かに座
自分を発見するために
芭蕉と一茶
今週のかに座は、「秋立つやあつたら口へ風の吹」(小林一茶)という句のごとし。あるいは、遠くにある人のことを急に身近に感じ始めるような星回り。
「秋立つ」は立秋のことなので、厳密なタイミングとしては一カ月ほど前にあたりますが、ちょうど今頃になってようやく体感も追いついてくるはず。また、「あつたら」は「あたら若い命を」の「あったら」のことで、もったいなくもの意。
滑稽俳諧を特色とした一茶は、風雅の誠を追求した芭蕉の一派にはじめ所属したものの、みずからの個性に目覚めると、そうした路線から外れていきました。とはいえ、掲句を詠んだ一茶の頭には芭蕉の有名な「物いへば唇寒し秋の風」の句のことがあったのではないでしょうか。
芭蕉の唇を寒からしめた秋風が今年もようやく吹き始めた。同じ風が自分の口に吹いて入ってくることの、なんともったいないことか。そんな風に、ここでは作者は口数多き自身の身をどこか偉大なる先達である芭蕉と比較することで反省しているのかも知れません。

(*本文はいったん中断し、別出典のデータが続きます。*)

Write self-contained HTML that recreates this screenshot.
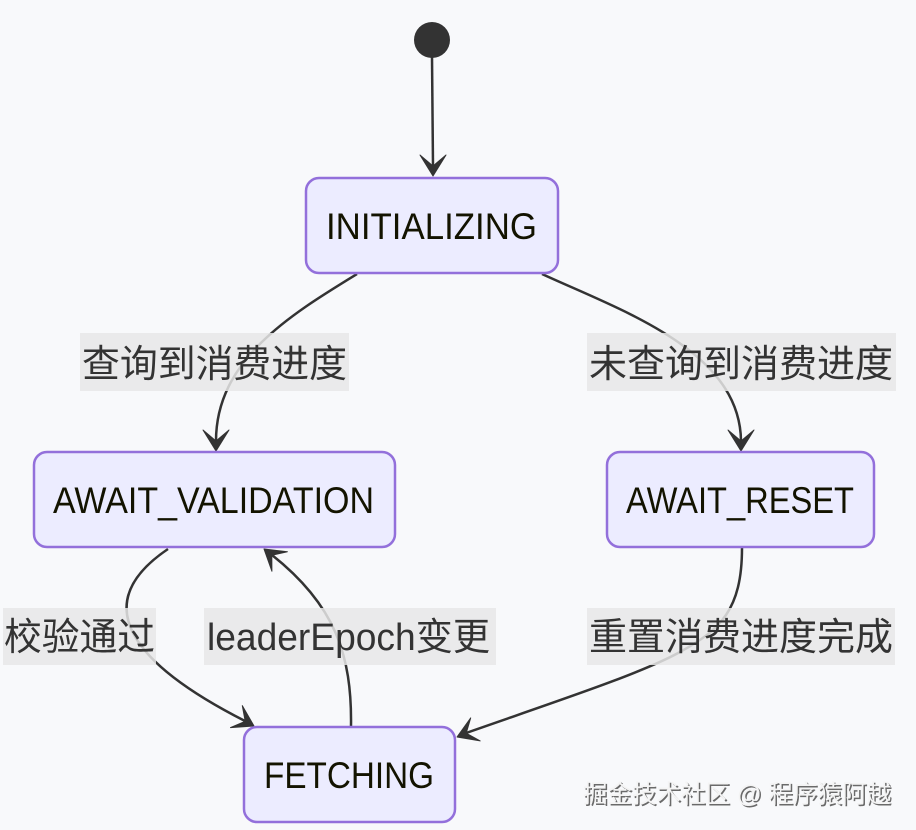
<!DOCTYPE html>
<html><head><meta charset="utf-8"><style>
html,body{margin:0;padding:0;background:#f8f9fb;}
svg{display:block;}
.node{fill:#ECECFF;stroke:#9370DB;stroke-width:2.5;}
.edge{fill:none;stroke:#333;stroke-width:2.5;}
.ah{fill:#333;stroke:#333;stroke-width:1;stroke-linejoin:round;}
.lbg{fill:rgba(232,232,232,0.85);}
.lt{font-family:"Liberation Sans","Noto Sans CJK SC",sans-serif;font-size:38px;fill:#333;}
.nt{font-family:"Liberation Sans","DejaVu Sans",sans-serif;font-size:37px;fill:#131300;}
.wm{font-family:"Liberation Sans","Noto Sans CJK SC",sans-serif;font-size:25px;}
</style></head><body>
<svg width="916" height="830" viewBox="0 0 916 830" xmlns="http://www.w3.org/2000/svg">
<rect x="0" y="0" width="916" height="830" fill="#f8f9fb"/>
<!-- start -->
<circle cx="432" cy="40" r="18" fill="#333"/>
<path class="edge" d="M432,57 L433,166"/>
<polygon class="ah" points="433,176 420,155 433,166 446,155"/>

<!-- edges -->
<path class="edge" d="M357,274 C290,315 216,360 216,441"/>
<polygon class="ah" points="216,451 203,430 216,441 229,430"/>

<path class="edge" d="M542,274 C620,310 740,350 741,441"/>
<polygon class="ah" points="741,451 728,430 741,441 754,430"/>

<path class="edge" d="M168,549 C85,605 135,665 245,721"/>
<polygon class="ah" points="254,726 230.5,727.6 245.2,721.3 242.3,705.6"/>

<path class="edge" d="M351,726 C352,655 335,605 272,555"/>
<polygon class="ah" points="264,549 287.4,551.7 271.8,555.2 271.9,571.2"/>

<path class="edge" d="M742,548 C742,610 720,630 680,652 S560,700 466,733"/>
<polygon class="ah" points="457,737 470.7,717.9 466.2,733.2 480.2,740.9"/>

<!-- nodes -->
<rect class="node" x="306" y="178" width="252" height="95" rx="13" ry="13"/>
<text class="nt" x="326" y="239" textLength="211" lengthAdjust="spacingAndGlyphs">INITIALIZING</text>

<rect class="node" x="34" y="452" width="361" height="95" rx="13" ry="13"/>
<text class="nt" x="53" y="513" textLength="321" lengthAdjust="spacingAndGlyphs">AWAIT_VALIDATION</text>

<rect class="node" x="607" y="452" width="267" height="95" rx="13" ry="13"/>
<text class="nt" x="626" y="513" textLength="228" lengthAdjust="spacingAndGlyphs">AWAIT_RESET</text>

<rect class="node" x="244" y="727" width="211" height="95" rx="13" ry="13"/>
<text class="nt" x="264" y="788" textLength="170" lengthAdjust="spacingAndGlyphs">FETCHING</text>

<!-- labels -->
<rect class="lbg" x="80" y="333" width="269" height="58"/>
<text class="lt" x="82" y="377" textLength="265" lengthAdjust="spacingAndGlyphs">查询到消费进度</text>

<rect class="lbg" x="587" y="333" width="309" height="58"/>
<text class="lt" x="589" y="377" textLength="304" lengthAdjust="spacingAndGlyphs">未查询到消费进度</text>

<rect class="lbg" x="3" y="608" width="153" height="57"/>
<text class="lt" x="4" y="650" textLength="151" lengthAdjust="spacingAndGlyphs">校验通过</text>

<rect class="lbg" x="204" y="608" width="292" height="57"/>
<text class="lt" x="207" y="650" textLength="283" lengthAdjust="spacingAndGlyphs">leaderEpoch变更</text>

<rect class="lbg" x="587" y="608" width="308" height="57"/>
<text class="lt" x="589" y="650" textLength="304" lengthAdjust="spacingAndGlyphs">重置消费进度完成</text>

<!-- watermark -->
<text class="wm" x="584.5" y="804" fill="#6a6a6a" textLength="308" lengthAdjust="spacingAndGlyphs">掘金技术社区 @ 程序猿阿越</text>
<text class="wm" x="583" y="802.5" fill="#f4f4f4" textLength="308" lengthAdjust="spacingAndGlyphs">掘金技术社区 @ 程序猿阿越</text>
</svg>
</body></html>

その意味で、9月2日にかに座から数えて「先達の教え」を意味する9番目のうお座で満月を迎えていく今週のあなたもまた、ふと頭に浮かんできた人と自分とを重ね合わせることで何がしかの気付きを得ていくことができるはずです。
芸術と人付き合い
存在してくれているだけで、なぜだかありがたい。そう思わせるものには、あなたの魂の片割れが潜んでいます。
例えば、そういうものにお金を払うという行為は、単に消費や浪費や経済的合理性ということを超えて、もっと「自分自身」を感じたいという衝動が潜んでいますし、そうした感覚はあなたが「自分は誰と付き合っていくべきか?」という問題を考える際にも、大変重要なヒントを提供してくれます。
自分を知らず、自分に鈍感な人というのは、他人と付き合うということの根幹を見誤るのです。
芸術が必ずしも何かを創るばかりでなく「発見していく営み」だとすれば、その目的語に当たるのは常に自分自身ですし、自分を発見するのが上手な人で、付き合うべき相手を間違えている人というのはまず見たことがありません。
今週は、先達であれ、師であれ、友人であれ、パートナーであれ、芸術であれ、そういう相手やモノを有象無象の中から見つけて、そこから自分自身というものをひとつ感じていきましょう。